What you are asked to do ::
Copy the lines of the data below exactly, starting at the first and stopping after the line that contains "const freqRatios = [99, 98, 97, 96, 95, 94, 93, 92];"; include no pictures.

==== Information supplied ====

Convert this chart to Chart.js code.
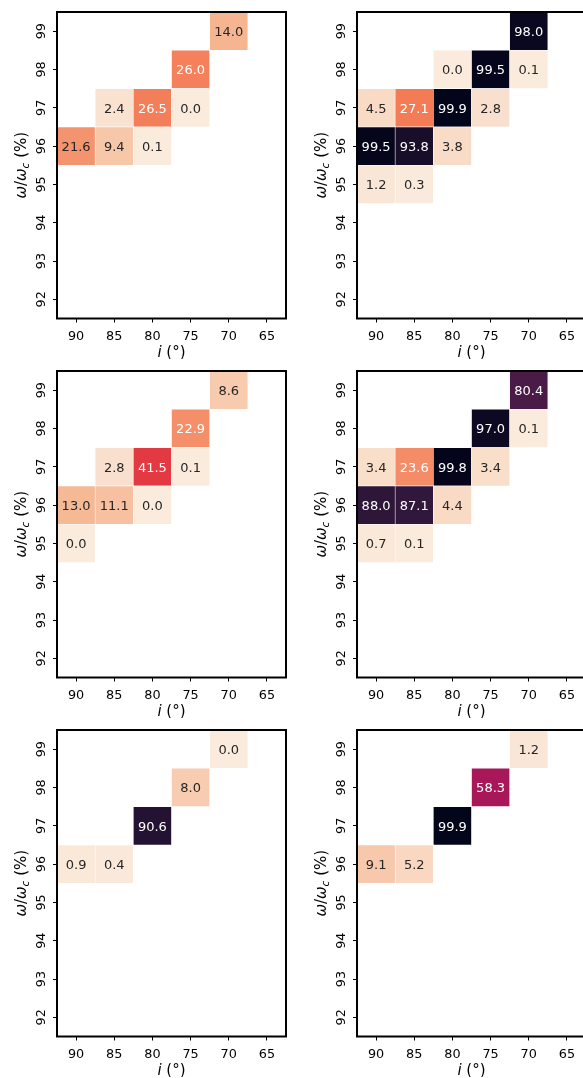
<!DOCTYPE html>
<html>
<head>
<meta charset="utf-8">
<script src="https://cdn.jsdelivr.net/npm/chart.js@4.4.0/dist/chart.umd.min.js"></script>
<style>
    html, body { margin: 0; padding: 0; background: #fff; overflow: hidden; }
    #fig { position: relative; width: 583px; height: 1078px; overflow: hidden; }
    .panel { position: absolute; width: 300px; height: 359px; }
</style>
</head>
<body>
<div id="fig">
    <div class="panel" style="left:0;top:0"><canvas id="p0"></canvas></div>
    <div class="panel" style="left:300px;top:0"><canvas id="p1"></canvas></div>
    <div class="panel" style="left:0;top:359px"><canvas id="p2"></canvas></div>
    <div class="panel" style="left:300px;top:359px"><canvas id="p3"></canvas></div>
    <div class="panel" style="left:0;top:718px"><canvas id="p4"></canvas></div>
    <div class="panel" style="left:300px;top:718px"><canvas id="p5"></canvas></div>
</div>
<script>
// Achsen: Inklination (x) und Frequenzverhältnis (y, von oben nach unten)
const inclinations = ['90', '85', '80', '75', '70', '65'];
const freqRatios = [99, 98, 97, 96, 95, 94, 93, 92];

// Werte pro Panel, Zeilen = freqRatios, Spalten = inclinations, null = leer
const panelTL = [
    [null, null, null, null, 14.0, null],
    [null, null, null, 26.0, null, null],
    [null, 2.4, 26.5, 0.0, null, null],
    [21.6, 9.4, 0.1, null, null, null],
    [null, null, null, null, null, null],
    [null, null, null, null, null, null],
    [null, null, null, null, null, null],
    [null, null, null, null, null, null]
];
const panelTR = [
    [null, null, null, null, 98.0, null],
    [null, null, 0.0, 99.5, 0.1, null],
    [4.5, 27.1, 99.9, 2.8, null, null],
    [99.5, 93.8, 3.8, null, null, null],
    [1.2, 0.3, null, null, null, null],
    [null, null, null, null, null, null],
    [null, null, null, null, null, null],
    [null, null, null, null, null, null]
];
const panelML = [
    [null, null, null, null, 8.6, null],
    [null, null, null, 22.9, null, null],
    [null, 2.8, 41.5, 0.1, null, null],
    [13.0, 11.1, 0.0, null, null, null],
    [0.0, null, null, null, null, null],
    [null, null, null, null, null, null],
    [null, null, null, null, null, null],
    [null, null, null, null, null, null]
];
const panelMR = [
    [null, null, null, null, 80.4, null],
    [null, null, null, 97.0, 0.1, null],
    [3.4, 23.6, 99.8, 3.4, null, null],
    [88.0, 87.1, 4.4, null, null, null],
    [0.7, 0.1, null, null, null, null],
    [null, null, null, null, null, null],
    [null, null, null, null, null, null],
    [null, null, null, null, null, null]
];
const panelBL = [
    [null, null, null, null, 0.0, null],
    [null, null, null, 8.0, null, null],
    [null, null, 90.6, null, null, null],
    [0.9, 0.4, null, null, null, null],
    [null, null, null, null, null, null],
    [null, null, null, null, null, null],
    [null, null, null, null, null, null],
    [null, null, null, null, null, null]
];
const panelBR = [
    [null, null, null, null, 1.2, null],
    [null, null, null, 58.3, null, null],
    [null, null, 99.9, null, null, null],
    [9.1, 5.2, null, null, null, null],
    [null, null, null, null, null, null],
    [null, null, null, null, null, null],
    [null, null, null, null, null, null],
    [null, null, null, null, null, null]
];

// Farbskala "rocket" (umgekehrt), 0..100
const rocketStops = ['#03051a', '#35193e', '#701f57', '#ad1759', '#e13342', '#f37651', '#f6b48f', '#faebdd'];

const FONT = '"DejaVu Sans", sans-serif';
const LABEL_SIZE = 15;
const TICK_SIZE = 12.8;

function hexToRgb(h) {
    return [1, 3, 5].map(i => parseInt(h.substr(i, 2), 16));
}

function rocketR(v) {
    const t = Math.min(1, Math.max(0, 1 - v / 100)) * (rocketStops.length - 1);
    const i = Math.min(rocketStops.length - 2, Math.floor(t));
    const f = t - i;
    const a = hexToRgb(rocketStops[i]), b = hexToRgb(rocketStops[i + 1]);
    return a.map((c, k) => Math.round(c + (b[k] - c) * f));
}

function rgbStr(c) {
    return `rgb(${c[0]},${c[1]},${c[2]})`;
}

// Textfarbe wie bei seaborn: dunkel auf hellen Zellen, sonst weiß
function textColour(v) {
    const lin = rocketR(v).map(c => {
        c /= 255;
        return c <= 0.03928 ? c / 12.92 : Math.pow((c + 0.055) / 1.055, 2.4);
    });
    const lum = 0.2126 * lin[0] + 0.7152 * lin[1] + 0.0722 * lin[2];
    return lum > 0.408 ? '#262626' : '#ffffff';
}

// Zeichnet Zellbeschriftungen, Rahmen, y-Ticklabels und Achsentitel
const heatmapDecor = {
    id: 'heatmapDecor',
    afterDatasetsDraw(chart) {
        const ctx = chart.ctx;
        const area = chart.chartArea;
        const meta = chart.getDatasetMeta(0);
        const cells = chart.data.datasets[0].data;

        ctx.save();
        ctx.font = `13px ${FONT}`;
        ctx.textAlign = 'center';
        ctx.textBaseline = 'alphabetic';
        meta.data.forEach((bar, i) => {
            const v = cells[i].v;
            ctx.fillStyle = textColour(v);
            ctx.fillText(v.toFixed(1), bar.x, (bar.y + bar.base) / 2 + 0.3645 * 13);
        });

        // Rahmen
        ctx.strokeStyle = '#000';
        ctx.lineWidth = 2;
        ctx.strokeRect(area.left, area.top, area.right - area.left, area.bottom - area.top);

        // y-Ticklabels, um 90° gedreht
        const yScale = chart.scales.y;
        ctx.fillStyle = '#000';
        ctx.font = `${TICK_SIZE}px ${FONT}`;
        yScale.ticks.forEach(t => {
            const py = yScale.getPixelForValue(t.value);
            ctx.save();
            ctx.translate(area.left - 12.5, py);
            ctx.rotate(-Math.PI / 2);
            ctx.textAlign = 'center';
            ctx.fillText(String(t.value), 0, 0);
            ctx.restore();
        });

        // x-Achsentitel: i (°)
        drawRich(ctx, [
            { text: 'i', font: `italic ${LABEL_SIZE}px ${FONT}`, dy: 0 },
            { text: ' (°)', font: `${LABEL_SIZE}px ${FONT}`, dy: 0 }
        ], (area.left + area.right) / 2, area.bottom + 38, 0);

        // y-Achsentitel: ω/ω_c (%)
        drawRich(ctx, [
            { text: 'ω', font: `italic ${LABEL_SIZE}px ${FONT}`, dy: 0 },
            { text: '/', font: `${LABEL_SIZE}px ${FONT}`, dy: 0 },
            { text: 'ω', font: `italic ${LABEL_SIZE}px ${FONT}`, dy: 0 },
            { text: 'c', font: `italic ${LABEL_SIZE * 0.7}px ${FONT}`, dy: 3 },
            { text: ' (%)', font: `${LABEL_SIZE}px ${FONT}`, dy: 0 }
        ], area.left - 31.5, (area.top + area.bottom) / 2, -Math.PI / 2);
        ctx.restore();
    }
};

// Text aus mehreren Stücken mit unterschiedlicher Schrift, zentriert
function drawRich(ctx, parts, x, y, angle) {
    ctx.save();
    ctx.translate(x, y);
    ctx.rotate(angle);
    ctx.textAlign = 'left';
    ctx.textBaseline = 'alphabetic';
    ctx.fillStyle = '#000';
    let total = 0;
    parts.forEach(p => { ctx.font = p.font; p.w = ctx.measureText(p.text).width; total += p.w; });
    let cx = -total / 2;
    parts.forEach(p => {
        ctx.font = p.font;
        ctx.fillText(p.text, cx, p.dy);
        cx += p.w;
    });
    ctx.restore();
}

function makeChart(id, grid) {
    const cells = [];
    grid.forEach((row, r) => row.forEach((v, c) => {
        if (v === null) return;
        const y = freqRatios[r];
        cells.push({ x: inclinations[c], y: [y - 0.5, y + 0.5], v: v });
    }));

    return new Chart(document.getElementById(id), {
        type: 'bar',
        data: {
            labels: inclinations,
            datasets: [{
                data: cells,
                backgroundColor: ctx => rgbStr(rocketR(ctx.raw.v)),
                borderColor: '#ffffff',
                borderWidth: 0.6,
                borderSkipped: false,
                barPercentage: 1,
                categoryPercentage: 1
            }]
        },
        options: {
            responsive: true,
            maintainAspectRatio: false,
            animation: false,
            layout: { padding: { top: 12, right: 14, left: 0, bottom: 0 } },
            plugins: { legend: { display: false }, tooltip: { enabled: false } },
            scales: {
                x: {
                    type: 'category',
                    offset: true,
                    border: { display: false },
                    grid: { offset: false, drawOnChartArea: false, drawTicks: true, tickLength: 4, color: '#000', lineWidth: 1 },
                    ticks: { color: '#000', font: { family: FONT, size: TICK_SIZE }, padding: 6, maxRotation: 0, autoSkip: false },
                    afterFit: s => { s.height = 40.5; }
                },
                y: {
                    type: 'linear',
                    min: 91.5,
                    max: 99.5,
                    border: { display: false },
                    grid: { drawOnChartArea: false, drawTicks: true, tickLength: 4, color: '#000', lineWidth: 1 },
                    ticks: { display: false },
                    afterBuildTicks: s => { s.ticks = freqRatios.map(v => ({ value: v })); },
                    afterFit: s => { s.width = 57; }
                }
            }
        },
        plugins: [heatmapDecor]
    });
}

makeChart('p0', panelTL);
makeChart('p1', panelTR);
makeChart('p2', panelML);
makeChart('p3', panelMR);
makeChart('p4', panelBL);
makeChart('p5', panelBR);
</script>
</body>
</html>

====

Output of the task ::
Convert this chart to Chart.js code.
<!DOCTYPE html>
<html>
<head>
<meta charset="utf-8">
<script src="https://cdn.jsdelivr.net/npm/chart.js@4.4.0/dist/chart.umd.min.js"></script>
<style>
    html, body { margin: 0; padding: 0; background: #fff; overflow: hidden; }
    #fig { position: relative; width: 583px; height: 1078px; overflow: hidden; }
    .panel { position: absolute; width: 300px; height: 359px; }
</style>
</head>
<body>
<div id="fig">
    <div class="panel" style="left:0;top:0"><canvas id="p0"></canvas></div>
    <div class="panel" style="left:300px;top:0"><canvas id="p1"></canvas></div>
    <div class="panel" style="left:0;top:359px"><canvas id="p2"></canvas></div>
    <div class="panel" style="left:300px;top:359px"><canvas id="p3"></canvas></div>
    <div class="panel" style="left:0;top:718px"><canvas id="p4"></canvas></div>
    <div class="panel" style="left:300px;top:718px"><canvas id="p5"></canvas></div>
</div>
<script>
// Achsen: Inklination (x) und Frequenzverhältnis (y, von oben nach unten)
const inclinations = ['90', '85', '80', '75', '70', '65'];
const freqRatios = [99, 98, 97, 96, 95, 94, 93, 92];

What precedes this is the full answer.